• [Set task]:
Print exactly the lines from the first one down to the line containing "const lineH = 44.5;", both ends included, with no pictures and nothing else.

• [Source data]:
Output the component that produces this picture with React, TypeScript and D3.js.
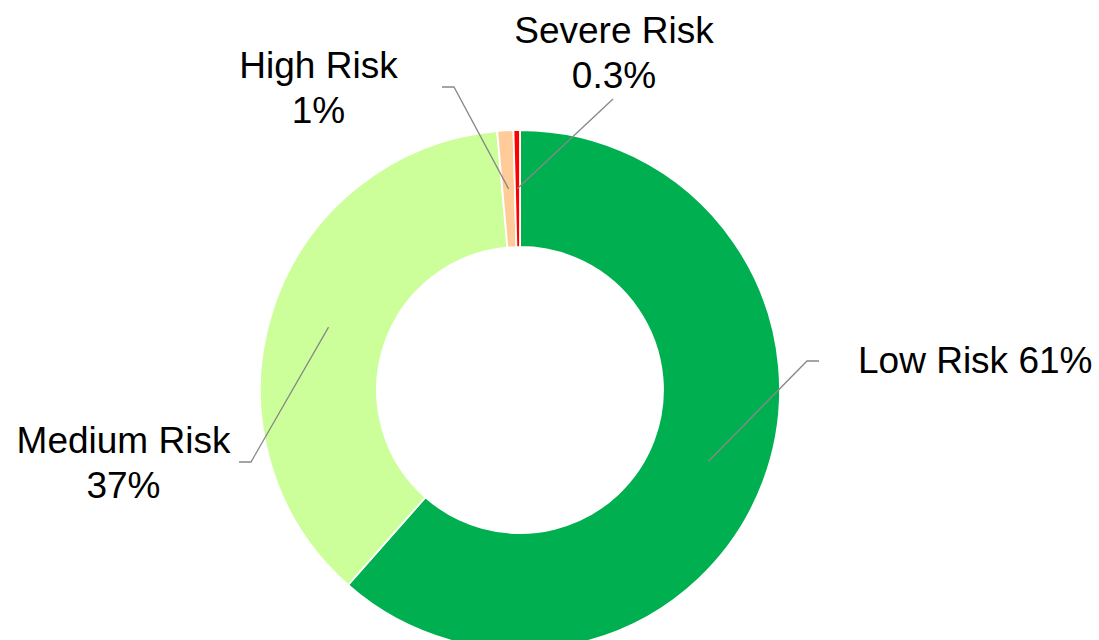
import React from "react";
import * as d3 from "d3";

const categories = ["Low Risk", "Medium Risk", "High Risk", "Severe Risk"];
const values = [61.5, 37.1, 1.0, 0.4];
const valueLabels = ["61%", "37%", "1%", "0.3%"];
const colors = ["#00B050", "#CCFF99", "#FFCC99", "#FF0000"];

// label layout (positions of label texts and leader elbows)
const labelLayout = [
  { lines: 1, x: 858, y: 373, anchor: "start", elbow: [807, 361], end: [819, 361] },
  { lines: 2, x: 123.5, y: 453, anchor: "middle", elbow: [251, 462], end: [239, 462] },
  { lines: 2, x: 318.5, y: 78, anchor: "middle", elbow: [454, 87], end: [442, 87] },
  { lines: 2, x: 614, y: 43, anchor: "middle", elbow: null, end: [613, 99] },
];

const W = 1099;
const H = 640;
const cx = 520;
const cy = 390;
const outerR = 260;
const innerR = 143;

export default function App() {
  const pie = d3
    .pie<number>()
    .sort(null)
    .value((d) => d)
    .startAngle(0)
    .endAngle(2 * Math.PI);
  const arcs = pie(values);
  const arc = d3.arc<d3.PieArcDatum<number>>().innerRadius(innerR).outerRadius(outerR);
  const fontSize = 37;
  const lineH = 44.5;

  return (
    <svg
      width={W}
      height={H}
      style={{ position: "absolute", left: 0, top: 0, background: "#fff" }}
      fontFamily="'Liberation Sans', Arial, sans-serif"
    >
      <g transform={`translate(${cx},${cy})`}>
        {arcs.map((a, i) => (
          <path key={i} d={arc(a) || ""} fill={colors[i]} stroke="#fff" strokeWidth={1.8} />
        ))}
      </g>
      {arcs.map((a, i) => {
        const c = arc.centroid(a);
        const L = labelLayout[i];
        const pts: number[][] = [[cx + c[0], cy + c[1]]];
        if (L.elbow) pts.push(L.elbow);
        pts.push(L.end);
        const line = d3.line()(pts as [number, number][]) || "";
        return <path key={"l" + i} d={line} fill="none" stroke="#888" strokeWidth={1.3} />;
      })}
      {labelLayout.map((L, i) => (
        <text
          key={"t" + i}
          x={L.x}
          y={L.y}
          textAnchor={L.anchor as any}
          fontSize={fontSize}
          fill="#000"
        >
          {L.lines === 1 ? (
            `${categories[i]} ${valueLabels[i]}`
          ) : (
            <>
              <tspan x={L.x}>{categories[i]}</tspan>
              <tspan x={L.x} dy={lineH}>
                {valueLabels[i]}
              </tspan>
            </>
          )}
        </text>
      ))}
    </svg>
  );
}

• [Output for this task]:
Output the component that produces this picture with React, TypeScript and D3.js.
import React from "react";
import * as d3 from "d3";

const categories = ["Low Risk", "Medium Risk", "High Risk", "Severe Risk"];
const values = [61.5, 37.1, 1.0, 0.4];
const valueLabels = ["61%", "37%", "1%", "0.3%"];
const colors = ["#00B050", "#CCFF99", "#FFCC99", "#FF0000"];

// label layout (positions of label texts and leader elbows)
const labelLayout = [
  { lines: 1, x: 858, y: 373, anchor: "start", elbow: [807, 361], end: [819, 361] },
  { lines: 2, x: 123.5, y: 453, anchor: "middle", elbow: [251, 462], end: [239, 462] },
  { lines: 2, x: 318.5, y: 78, anchor: "middle", elbow: [454, 87], end: [442, 87] },
  { lines: 2, x: 614, y: 43, anchor: "middle", elbow: null, end: [613, 99] },
];

const W = 1099;
const H = 640;
const cx = 520;
const cy = 390;
const outerR = 260;
const innerR = 143;

export default function App() {
  const pie = d3
    .pie<number>()
    .sort(null)
    .value((d) => d)
    .startAngle(0)
    .endAngle(2 * Math.PI);
  const arcs = pie(values);
  const arc = d3.arc<d3.PieArcDatum<number>>().innerRadius(innerR).outerRadius(outerR);
  const fontSize = 37;
  const lineH = 44.5;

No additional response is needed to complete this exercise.